Both the original and alternative takes of “Terrible Love” have their advantages, with the former setting a perfectly dreamy mood to open High Violet and the forceful latter making more of an impression as a standalone track. Lyrically, Berninger has rarely done more with less; the surreality of, “It’s a terrible love and I’m walking with spiders,” covers so much more ground than a concrete image ever could. Meanwhile, the lines, “It’s quiet company,” and “It takes an ocean not to break,” evoke a novel’s worth of emotions in fewer syllables than a haiku. — W.G.
03. “Mr. November”
There are a lot of different interpretations of this standout track from 2005’s Alligator. Is it a political rallying cry? A sports metaphor? Something else? No matter the original intent, “Mr. November” goes down as one of The National’s best thanks to its caustic urgency, showcasing the full breadth of Berninger’s vocal range as guitars and drums clatter behind him to produce gorgeous chaos. At a bare minimum, it’s about experiencing pressure and doing your best to overcome adversity. And if you crank this one up as loud as it can go, you’ll come away feeling like you won’t fuck everyone over, too. — S.D.
02. “Bloodbuzz Ohio”
If High Violet was The National’s career-making effort, you can hear it all on “Bloodbuzz Ohio.” Singing about an American sense of untethered nostalgia, Berninger finds a new melodic quality to his rich timbre, delivering one of the most iconic lines about debt ever sung: “I still owe money to the money to the money I owe/ The floors are fallin’ out from everybody I know.” Those lyrics would just be pithy wit if not for the Dessners and Devendorfs underneath them, however. Bryan Devendorf’s drums in particular, beating a riff behind the Dessners’ tense guitars and the low bellow of horns, seem to be propelling the band into a new tier of greatness — one from which they’ve yet to come down. — B.K.
01. “Fake Empire”
“Fake Empire” can play tricks on you if you’re not too careful. Its title alone references a country swathed in deceit, calling to mind when America’s Gen X faced a harsh coming-to-terms with the fact that their so-called leadership wasn’t much of one at all. What happens when the people you’re expected to blindly trust fail you time and time again? When an unjust system’s mask of credibility starts to slip?

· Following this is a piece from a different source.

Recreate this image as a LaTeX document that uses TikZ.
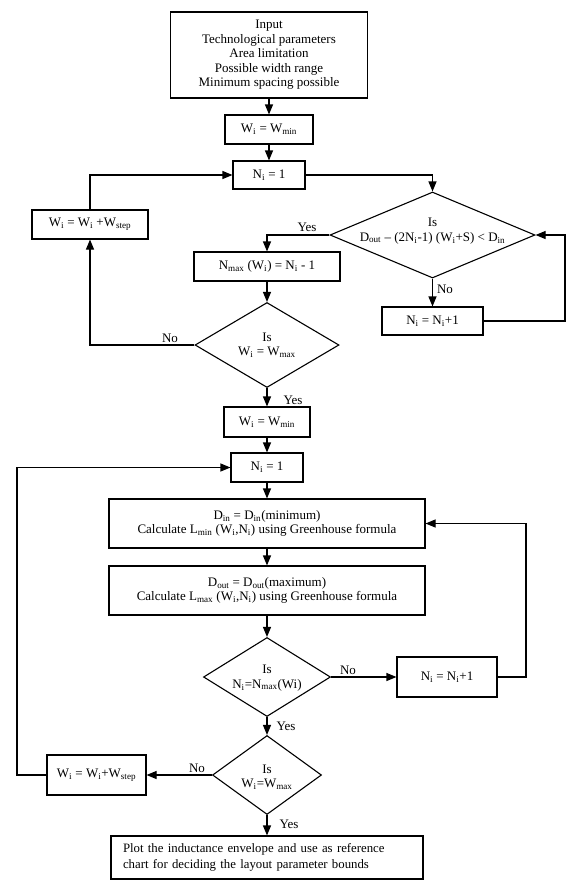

Ironically, “Fake Empire” accidentally became an unofficial anthem of neoliberalism upon its release; Barack Obama used an instrumental of the track in a campaign ad for his 2008 presidential run, and it was also played during the Democratic National Convention that same year. The band went along with it, albeit perhaps hesitantly: “When [Obama’s administration] first asked permission to use ‘Fake Empire’ we wondered, ’Do they know it’s about how fucked up America is and wanting to leave?’” Aaron Dessner recalled at the time.
But maybe that’s the point of “Fake Empire”: to forebode the dangers of moving through life blindly in a daze. — A.J.